Heisman within Lynch’s grasp


By Mike Romor

Whether they want to admit it or not, Heisman voters have been forced to call a spade a spade as Jordan Lynch has become a legitimate contender in an undetermined Heisman race.

Lynch has been the best player in college football this season while remaining the face of the nation’s up-and-coming football program. There is no reason he should not be invited to New York for the Heisman Ceremony, even if he is not playing in a power conference.

After last season, most media put a pity spotlight on Lynch, labeling him as the dark horse with no realistic shot at even an invite to New York in a 2013 Heisman campaign built for Johnny Manziel. It seems Manziel and the 8-4 Aggies were a one-hit wonder last year.

Texas A&M’s struggles left the door open for talented, experienced quarterbacks from across the SEC and ACC to become the headliners of the Heisman race during the middle weeks of the season. Lynch remained a pity pick, a player who might receive a handful of fifth-place votes from his represented region.

But over the past few weeks, while other contenders lost key games or threw their chances away with poor performances, Lynch continued to break records and win games. In November, Lynch compiled 1,470 total yards and 16 touchdowns with no turnovers.

He also continued to find his way into conversations as a legitimate Heisman choice. It only took pundits about a year to start discussing that possibility in depth, instead of dismissing the thought that a MAC player could have any real sway in the race.

Voters have valid reasons for not wanting Lynch to be in the thick of a Heisman race. He does not play in any of the most competitive conferences and he did play poorly against Florida State in last year’s Orange Bowl, the only game in which NIU played a premier nonconference opponent.

But the fact stands that everyone who has been atop the Heisman watch list has played themselves out of their spots, aside from FSU quarterback Jameis Winston and Boston College running back Andre Williams.

Winston is clearly having the best on-field year for anyone in the race not named Lynch, but off the field there are brutal allegations against him. He is in no legal trouble as of yet for an alleged rape, but if more negative details come out then Heisman voters will continue to jump off his bandwagon.

Williams, on the other hand, has been nothing short of spectacular. He is deserving of all the praise he has received. He averaged 6.4 yards per carry for 2,102 yards before exiting Saturday’s game against Syracuse with an apparent arm injury. But Boston College is 7-5 overall and 4-4 in ACC action, landing him in the same pool as Manziel, minus the off-field circus.

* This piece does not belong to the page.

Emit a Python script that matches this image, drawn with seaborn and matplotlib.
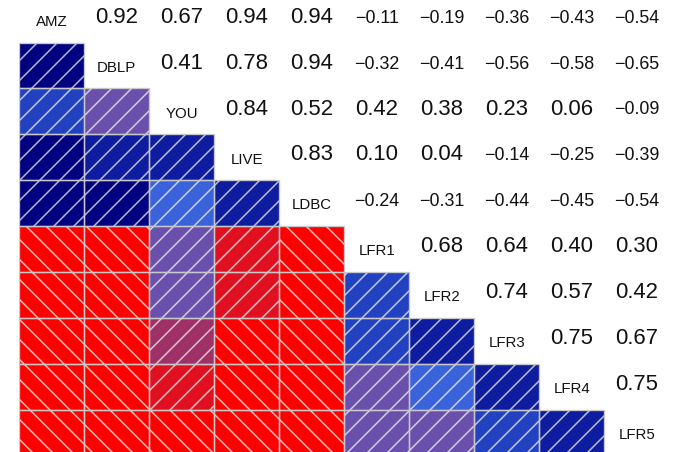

Lynch has led NIU to a 12-0 record and its third straight MAC Championship appearance, all while staying squeaky clean off the field and becoming a rightful role model for children across the country.

Lynch’s play has enabled his dark horse label to be removed. Whether the Heisman voters like it or not, Lynch has forced his way onto their ballots. Each of his 43 touchdowns this season beg to differ with any other argument.